Some may even call these moments, a second chance, a blessing to be able to start over and do things differently, a time of reflection to see things anew, an opportunity to make life what you want it to be. Some of us were not asking for this moment, this opportunity, or this blessing. Some of us would have liked to have been given a choice, a say in the life change that would come our way.

Unfortunately, some occurrences don’t come with the time for a choice or a moment to have a say in the matter at hand. Why? Because it was not even our loved one’s choice. It was all just matter of fact without warning for anyone.

The battle that comes from this involves many tiny battles and one major one. First, we must take on all of the responsibilities that were once shared as a team. Second, we must become two parents in one. Third, we now must fight off everyone’s opinions about our decisions and our choices in the life we now lead. Fourth, we must learn to adjust to the missing affection, love, and partnership we once had. These are the tiny battles.


The major battle is learning to love again and with this, being okay with moving on, trusting someone with our heart again and allowing ourselves to open up and feel love from someone new without feeling guilty that you are continuing on with someone else in your life. We have to find a way to not feel as if we are letting go of the love we lost, but instead, merely making room in our hearts for someone else to take a space in along with them. This somehow seems to be the toughest battle of them all.


Of course, I can’t speak for others, but what I do know is, I am fighting my own battles these days and I have never been more terrified of the unknown in my life. I spoke in the past of believing I had found that second person that would take residence in my heart, but that was not the case, and he was not the right one. I know this now more than ever because what I have learned after that came to an end was that nothing is ever that simplistic and vulnerability is just that, a weakness for needing someone or thinking you do, does not make them right.

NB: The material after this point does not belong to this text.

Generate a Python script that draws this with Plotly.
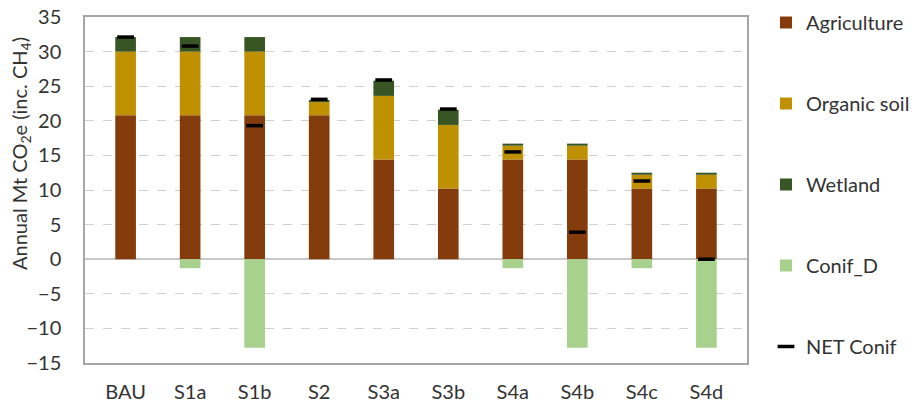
import plotly.graph_objects as go

categories = ["BAU", "S1a", "S1b", "S2", "S3a", "S3b", "S4a", "S4b", "S4c", "S4d"]
agriculture = [20.8, 20.8, 20.8, 20.8, 14.4, 10.2, 14.4, 14.4, 10.2, 10.2]
organic_soil = [9.2, 9.2, 9.2, 1.9, 9.2, 9.2, 2.0, 2.0, 2.0, 2.0]
wetland = [2.1, 2.1, 2.1, 0.3, 2.2, 2.2, 0.3, 0.3, 0.3, 0.3]
conif_d = [0, -1.3, -12.8, 0, 0, 0, -1.3, -12.8, -1.3, -12.8]
net_conif = [32.1, 30.8, 19.3, 23.1, 25.9, 21.7, 15.5, 3.9, 11.3, 0.0]
y_ticks = [-15, -10, -5, 0, 5, 10, 15, 20, 25, 30, 35]

FONT = "Lato, 'Open Sans', sans-serif"
TXT = "#333333"

fig = go.Figure()
series = [
    ("Agriculture", agriculture, "#843C0C"),
    ("Organic soil", organic_soil, "#BF9000"),
    ("Wetland", wetland, "#375623"),
    ("Conif_D", conif_d, "#A9D18E"),
]
for name, vals, col in series:
    fig.add_trace(go.Bar(x=categories, y=vals, name=name, marker_color=col,
                         marker_line_width=0, width=0.32, legendgroup=name))
fig.add_trace(go.Scatter(x=categories, y=net_conif, name="NET Conif", mode="markers",
                         marker=dict(symbol="line-ew", size=12,
                                     line=dict(width=3.5, color="black")),
                         legendgroup="NET Conif"))

fig.update_layout(
    width=915, height=408,
    barmode="relative",
    plot_bgcolor="white", paper_bgcolor="white",
    margin=dict(l=85, r=168, t=17, b=45, autoexpand=False),
    font=dict(family=FONT, size=20, color=TXT),
    legend=dict(x=766 / 915, xanchor="left", xref="container",
                y=1 - 3 / 408, yanchor="top", yref="container",
                maxheight=405,
                traceorder="grouped", tracegroupgap=52,
                font=dict(size=20, color=TXT), itemwidth=30),
    showlegend=True,
    annotations=[dict(text="Annual Mt CO<sub>2</sub>e (inc. CH<sub>4</sub>)",
                      textangle=-90, xref="paper", yref="paper",
                      x=(20 - 85) / 662, y=(363 - 154) / 346,
                      xanchor="center", yanchor="middle", showarrow=False,
                      font=dict(size=20, color=TXT))],
)
fig.update_xaxes(showline=True, mirror=True, linecolor="#a6a6a6", linewidth=1.5,
                 ticks="outside", ticklen=10, tickcolor="rgba(0,0,0,0)",
                 tickfont=dict(size=20, color=TXT), automargin=False)
fig.update_yaxes(range=[-15, 35], tickvals=y_ticks, showline=True, mirror=True,
                 linecolor="#a6a6a6", linewidth=1.5,
                 showgrid=True, gridcolor="#d0d0d0", griddash="dash", gridwidth=1,
                 zeroline=True, zerolinecolor="#c8c8c8", zerolinewidth=1.5,
                 ticks="outside", ticklen=18, tickcolor="rgba(0,0,0,0)",
                 tickfont=dict(size=20, color=TXT), automargin=False)

fig.write_html("out.html")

I have also learned that love, real love, is the kind that makes you feel uneasy, makes you shiver inside, makes you question everything about it, makes you pause and feel absolutely terrified, because for the first time, you have such feelings that you are awakened to the realization that you may be moving on, starting over and a part of you becomes broken hearted at actually feeling yourself loving someone new. You become very aware that your previous relationship is really over, and the sadness fills you up inside. You find yourself nauseous and fighting between your elated happiness and a disappointment in yourself for wanting to move on.


You question yourself and your feelings over and over, but no matter how often you question yourself, your feelings take over and your heart just feels what it feels inside, and you are no longer able to fight your heart anymore.


It's when you are the most afraid of the feelings you hold that you begin to realize that the reason you are so afraid is that you know you are truly falling in love and it just seems unimaginable that you could feel about someone else, the way you felt about your first love. There is nothing in the world that feel likes that, nothing. It is the most frustrating and the most emotional feelings ever and it actually hurts inside to know that this is possible again.

It is a tough battle, a battle like no other and I am not sure I would wish these battles on anyone.

However, when the battles are all won and you came through them all like a warrior, the reward is incredible. To know that you are filled with this much fight and are bold enough to rage through it and strong enough to make it to the other side with a sense of pride and all of the blessings of the Lord upon you is the most amazing feeling ever.


My battles are not all won yet, but I am winning all of the daily battles, the tiny battles, and eventually, I think, I may find myself winning the major battle very soon. I think, this time, someone may have stolen my heart before even I realized they had.


If ever you find yourself in these battles, remember that your greatest weapon through them all is having faith in the Lord, he holds the map to your battle plan.